Lorenzo Perrone viene a conoscenza della terribile condizione dei deportati. Nei momenti più bui dell’umanità, alcuni Uomini, quelli che meritano essere scritti con la U maiuscola, riescono ad esprimere i sentimenti più alti e più nobili.
A costo della propria vita, da quel momento e fino al dicembre 1944, procurerà, per sfamare Levi, un po’ di cibo in più, rinunciando a parte del suo, oppure, sembra, anche rubandolo dalla cucina; gli farà avere una maglia per proteggersi un po’ meno peggio dal rigori del freddo e manterrà, in modo rocambolesco, la corrispondenza con la sua famiglia.
In cambio di tutto questo non chiede nulla.
Per mettere in evidenza la bontà dell’animo e l’umanità di quest’uomo occorre raccontare l’ultimo incontro tra i due, che avviene mentre il fronte si avvicina sotto pesantissimi bombardamenti: Lorenzo, in quel frangente e nonostante tutto, si scusa con Levi perché nella minestra, che gli sta porgendo, è finito del fango a seguito dell’esplosione di una bomba, senza fargli pesare il fatto che, nel portagli il piatto, è rimasto ferito a un timpano.
Perrone, si dice, sia tornato in Italia a piedi; giunto a Torino, va a far visita ai familiari di Levi: all’offerta di accettare almeno il pagamento del biglietto del treno, per abbreviare il suo ritorno a casa, rifiuta: “Sono arrivato fin qui a piedi, posso andare a casa ancora a piedi” si racconta abbia risposto.
Levi, attraverso Perrone, trova la forza per resistere alla disperazione e scriverà “Per quanto di senso può avere il voler precisare le cause per cui proprio la mia vita, fra migliaia di altre equivalenti, ha potuto reggere alla prova, io credo che proprio a Lorenzo debbo di essere vivo oggi; e non tanto per il suo aiuto materiale, quanto per avermi costantemente rammentato, con la sua presenza, con il suo modo così piano e facile di essere buono, che ancora esisteva un mondo giusto al di fuori del nostro, qualcosa e qualcuno di ancora puro e intero, di non corrotto e non selvaggio, estraneo all’odio e alla paura”

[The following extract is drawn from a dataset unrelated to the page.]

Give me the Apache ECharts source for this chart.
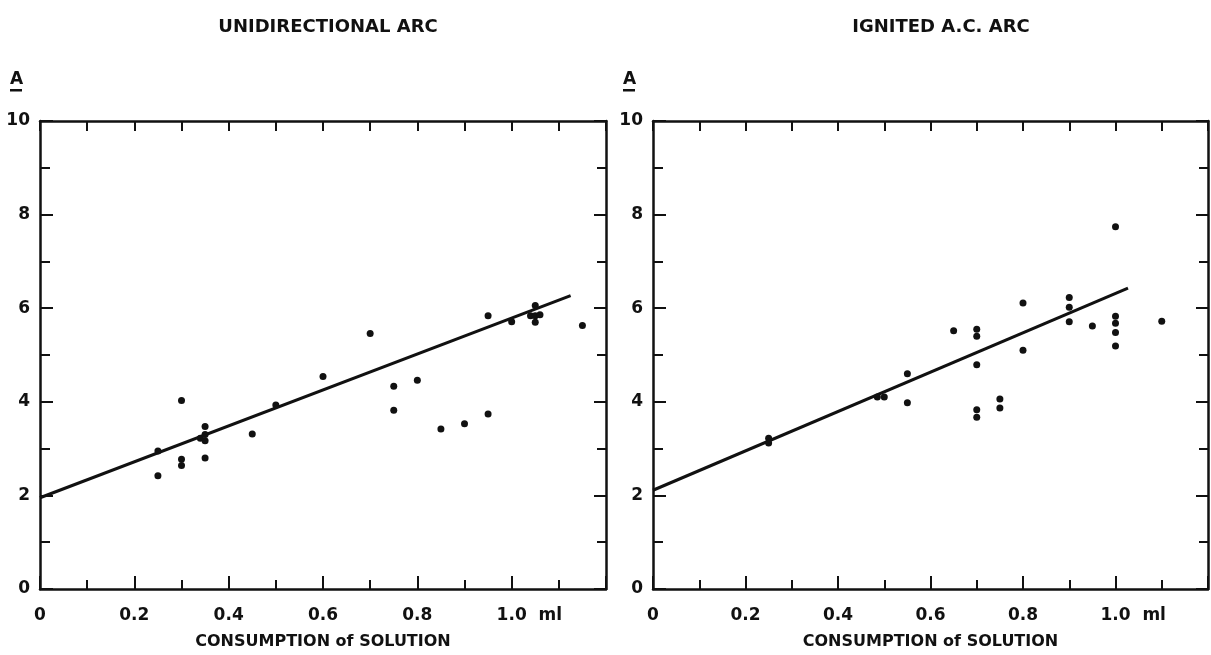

Levi, finito l’orrore della guerra, prenderà contatto con Perrone e lo incontrerà a Fossano. Perrone si ammalerà e Levi provvederà al suo ricovero per curare la tubercolosi che gli sarà fatale. In suo onore darà alla figlia il nome Lisa Lorenza e al figlio Renzo.
Il 7 giugno 1998, Yad Vashem riconosce Perrone come Giusto fra le Nazioni. Il suo è il dossier 3712.